Philippine Air Force in Bad Shape
More than three-quarters of Philippine military aircraft are not fit to fly - hampering the country's ability to protect its airspace a...
More than three-quarters of Philippine military aircraft are not fit to fly - hampering the country's ability to protect its airspace and territorial waters, the air force said on Sept. 10.
Air force spokesman Miguel Ernesto Okol said the military fleet was in dire straits, backing up a 2010 government audit that found only 91 of the 393 aircraft were "full mission capable".
"Our last fighter planes were decommissioned in 2005," Okol told AFP, referring to five 40-year-old F5 jets that were purchased from the United States, a military ally, in 1965.
He said the 17,000-member air force had only one C-5 military transport aircraft, until two more are acquired later this year or in 2012.
Okol said the air force is dependent on aging, U.S.-made OV-10 planes to patrol the country's vast territorial waters, including disputed South China Sea areas claimed by several other countries.

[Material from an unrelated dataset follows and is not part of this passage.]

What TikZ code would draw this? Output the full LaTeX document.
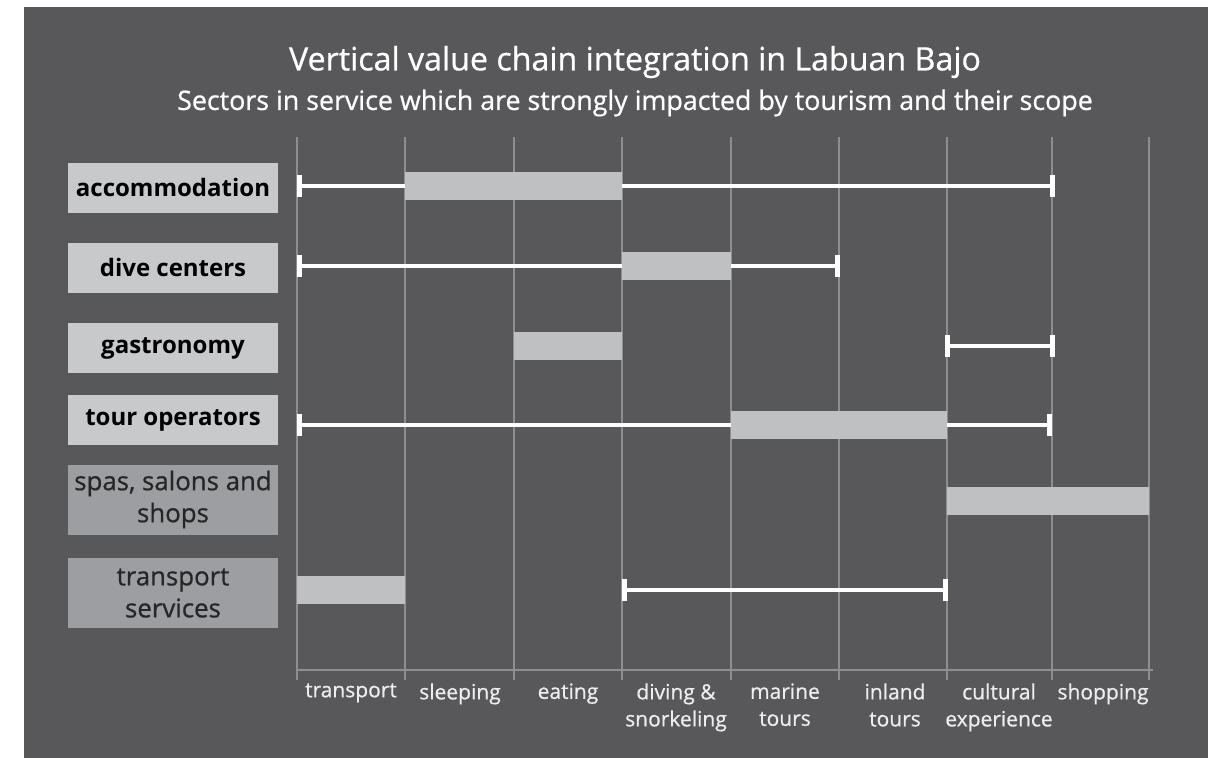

"Considering this abject state of its air assets, which are mostly aging, the Philippine Air Force is ill equipped to be operationally responsive to national security," said the report released by the Commission on Audit (COA).
Okol said the air force would use the report to "bolster our request for a capability upgrade."
The Philippines this year acquired one Hamilton-class cutter, a decommissioned U.S. Coast Guard vessel, to boost its South China Sea patrols in areas also claimed by China, Brunei, Malaysia, Taiwan and Vietnam.
On Sept. 7, it also announced a 4.95 billion-peso ($118 million) purchase of a navy patrol vessel, six helicopters, and other equipment to defend its South China Sea territories, believed to hold vast oil and gas deposits.
Tensions in the area, for decades considered a military flash point, spiked again this year after the Philippines and Vietnam said that China had become increasingly aggressive in staking its claims to the territories.
During a visit to Beijing last week, Philippine President Benigno Aquino and his Chinese counterpart Hu Jintao committed themselves to solving the dispute peacefully, but Manila has also insisted it will not back down against Chinese aggression.